Entries shown:
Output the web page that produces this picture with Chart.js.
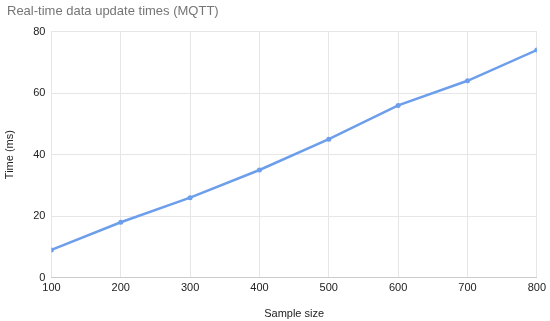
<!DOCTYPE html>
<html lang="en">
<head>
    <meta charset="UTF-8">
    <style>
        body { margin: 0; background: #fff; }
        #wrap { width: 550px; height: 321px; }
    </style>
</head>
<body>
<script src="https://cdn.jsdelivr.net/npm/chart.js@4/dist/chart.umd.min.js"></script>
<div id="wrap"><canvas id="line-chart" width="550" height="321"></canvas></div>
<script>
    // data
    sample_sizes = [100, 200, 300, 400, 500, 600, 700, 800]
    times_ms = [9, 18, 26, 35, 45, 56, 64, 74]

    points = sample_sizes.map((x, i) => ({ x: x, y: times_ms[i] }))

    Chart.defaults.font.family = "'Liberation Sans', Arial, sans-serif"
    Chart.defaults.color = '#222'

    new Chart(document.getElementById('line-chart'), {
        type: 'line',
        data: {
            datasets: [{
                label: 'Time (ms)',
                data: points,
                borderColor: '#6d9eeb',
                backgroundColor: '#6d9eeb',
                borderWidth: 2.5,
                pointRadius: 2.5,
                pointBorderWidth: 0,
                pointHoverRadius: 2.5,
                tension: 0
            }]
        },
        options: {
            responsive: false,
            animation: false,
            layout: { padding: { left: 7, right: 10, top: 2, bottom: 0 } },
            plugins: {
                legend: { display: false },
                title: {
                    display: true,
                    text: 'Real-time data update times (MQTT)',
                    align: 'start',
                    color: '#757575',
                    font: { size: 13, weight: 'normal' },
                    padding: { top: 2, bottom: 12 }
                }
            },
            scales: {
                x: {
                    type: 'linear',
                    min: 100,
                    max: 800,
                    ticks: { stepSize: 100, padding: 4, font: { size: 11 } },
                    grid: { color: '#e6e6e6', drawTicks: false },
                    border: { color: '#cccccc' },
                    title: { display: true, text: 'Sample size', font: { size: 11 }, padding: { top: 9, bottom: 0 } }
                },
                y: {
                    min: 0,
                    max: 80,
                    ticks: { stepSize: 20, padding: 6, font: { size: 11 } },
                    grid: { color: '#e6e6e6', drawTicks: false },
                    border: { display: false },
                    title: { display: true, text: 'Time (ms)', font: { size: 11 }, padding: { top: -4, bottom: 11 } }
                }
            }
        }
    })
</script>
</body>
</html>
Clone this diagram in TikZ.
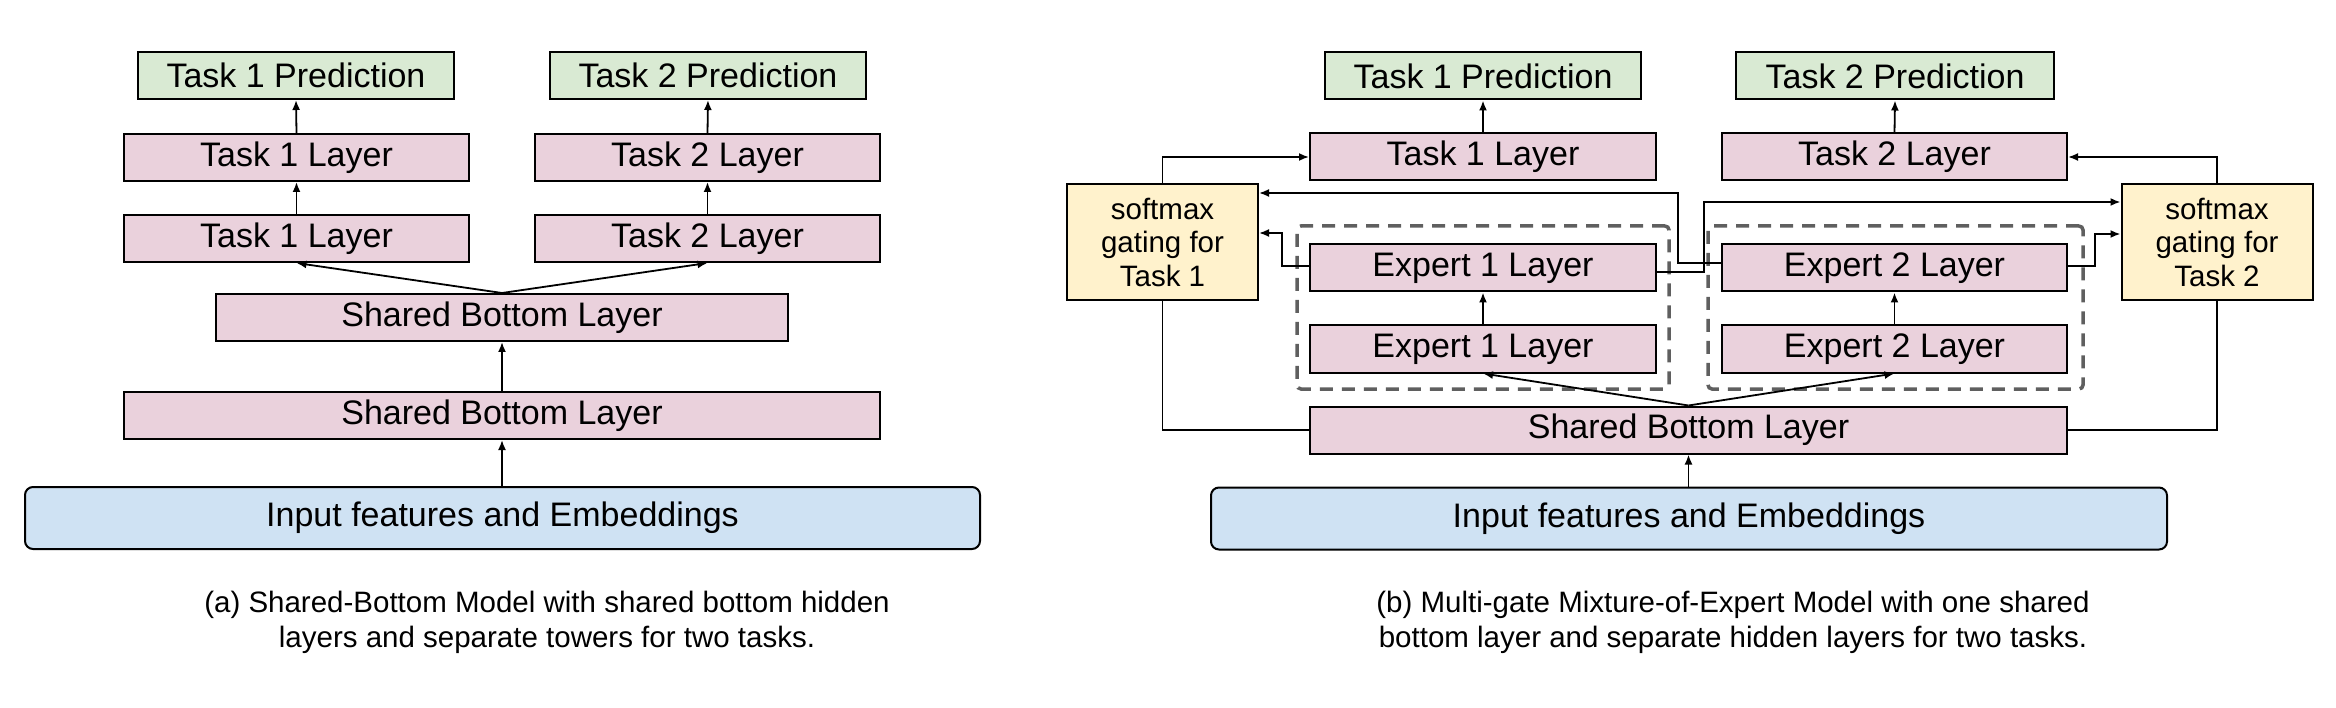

Written task: Starting at the first line of the material, output exactly the lines up to and including the one with "Chart.defaults.color = '#222'". Do not include the pictures.

Response to the exercise:
Output the web page that produces this picture with Chart.js.
<!DOCTYPE html>
<html lang="en">
<head>
    <meta charset="UTF-8">
    <style>
        body { margin: 0; background: #fff; }
        #wrap { width: 550px; height: 321px; }
    </style>
</head>
<body>
<script src="https://cdn.jsdelivr.net/npm/chart.js@4/dist/chart.umd.min.js"></script>
<div id="wrap"><canvas id="line-chart" width="550" height="321"></canvas></div>
<script>
    // data
    sample_sizes = [100, 200, 300, 400, 500, 600, 700, 800]
    times_ms = [9, 18, 26, 35, 45, 56, 64, 74]

    points = sample_sizes.map((x, i) => ({ x: x, y: times_ms[i] }))

    Chart.defaults.font.family = "'Liberation Sans', Arial, sans-serif"
    Chart.defaults.color = '#222'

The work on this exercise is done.